Why are we not able take the Maclaurin expansion of $\sin(x)$ and simply divide by x, to yield 1 - $\frac{x^2}{3!}$ + $\frac{x^4}{5!}$ - $\frac{x^6}{7!}$... which would give us a function that is defined at x=0 to be 1 - $\frac{0}{3!}$ + $\frac{0}{5!}$ - $\frac{0}{7!}$ = 1

Are we not able to due this due to it being incorrect to algebraically manipulate infinite series, or is there some other reason?

Answer 1

Short answer. In order to derive the Maclaurin expansion of $\sin x$ you need to know the derivative of $\sin x$ at $0$, which depends on knowing the limit at $0$ of $(\sin x)/x$ so using the expansion to find that limit is circular reasoning.

Answer 2

I would say the reason $\sin(x)/x$ is not defined at $0$ is the same as the reason that $x/x$ is not defined at $0$. It's because the function is defined by an operation that cannot be performed at $x=0$.

The Maclaurin series $1 - \dfrac{x^2}{3!} + \dfrac{x^4}{5!} - \dfrac{x^6}{7!} \pm \cdots$ works fine as the definition of a function, but in order to get it from $\sin(x)/x$, you divided the Maclaurin series for $\sin(x)$ by $x$, which is not a defined operation when $x$ is zero. Therefore the derivation of your function as a series is valid only for non-zero $x$, and defines the function only for non-zero $x$.

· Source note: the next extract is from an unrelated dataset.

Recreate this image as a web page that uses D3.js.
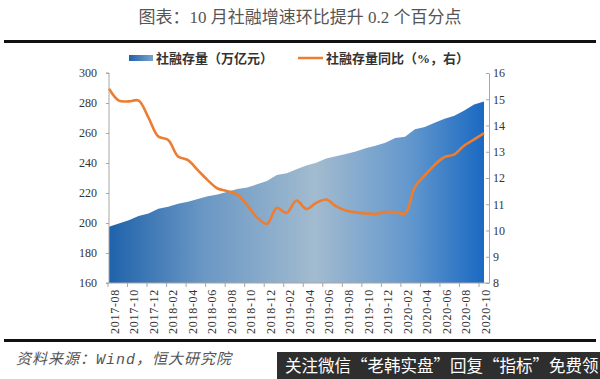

Of course you can easily extend the function $\sin(x)/x$ to a continuous function $f$ over all real numbers by "filling in" the function value $f(0) = 1$. That is what you do when you derive the Maclaurin series of $\sin(x)/x$ for $x \neq 0$ and then declare it to be a function defined for all real numbers. This ability to "fill in" an undefined function value was discussed at length in the answers to the linked question.